Diese erfolgt bei größeren Projekten durch den mit unabhängigen internationalen Experten besetzten Salzburger Gestaltungsbeirat sowie bei kleineren Bauvorhaben durch unterschiedlich umfangreiche Fachgremien aus magistratsangehörigen und freien Planern und Bausachverständigen. In all diesen Fällen nutzt die Stadt die Architekturbegutachtung nicht nur zur Kontrolle der Einhaltung von Plänen und Vorschriften, sondern auch, um die Erfüllung ihrer Qualitätsvorstellungen mit den Bauherren auszuverhandeln. Als Basis dafür dient unter anderem das räumliche Entwicklungskonzept, das relativ genaue stadtplanerische und städtebauliche Vorgaben wie Leithöhen, Leitdichten oder auch die maximale Gebäudelänge entlang der Straße vorgibt und eine rechtlich bindende Verordnung darstellt.

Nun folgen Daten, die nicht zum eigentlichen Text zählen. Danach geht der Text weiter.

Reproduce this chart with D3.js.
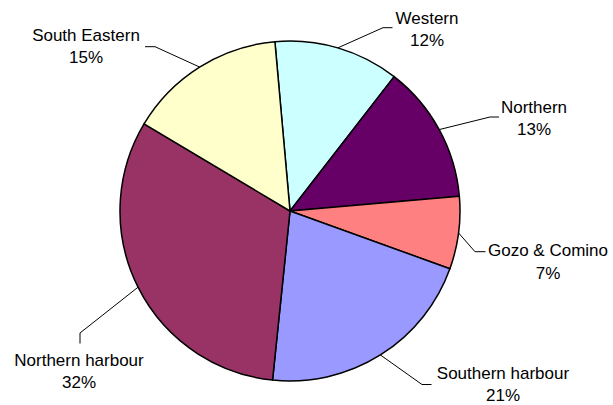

Best Practice Innsbrucker Planer-Wettbewerbe

Seit mehr als zehn Jahren handhabt auch die Stadt Innsbruck ihre Bebauungsplanung mit vorbildlicher Konsequenz. Wann immer ein größeres Projekt eine Abänderung der bestehenden, rechtskräftigen Pläne erfordert, verlangt das Stadtplanungsamt die Durchführung eines Architektur- oder Städtebauwettbewerbs, dessen Ergebnisse vertraglich abgesichert werden. Auch bei kleineren Bauvorhaben verknüpft der Magistrat jede Bebauungsplanänderung mit einem sogenannten Projektsicherungsvertrag, sprich einem zivilrechtlichen Dienstbarkeitsvertrag zur Absicherung vereinbarter Inhalte: Diese gehen viel weiter ins Detail als die Bestimmungen eines Bebauungsplans oder des Baugenehmigungsverfahrens und können auch Grundrisse, die Freiflächengestaltung oder den Lärmschutz betreffen.

Die mehr als 100 Verträge, die Innsbruck mittlerweile abgeschlossen hat, erzeugten ein spürbar partnerschaftliches Klima zwischen Stadtplanungsamt und Bauwerbern, die dieses Procedere bisher ohne Ausnahme gutgeheißen haben. Hohe Baukultur war schließlich immer ein Zusammenspiel öffentlicher und privater Akteure. Es ist höchste Zeit, dass auch im restlichen Österreich die planungspolitisch Verantwortlichen ihre unabdingbare Rolle in diesem Spiel wieder einnehmen.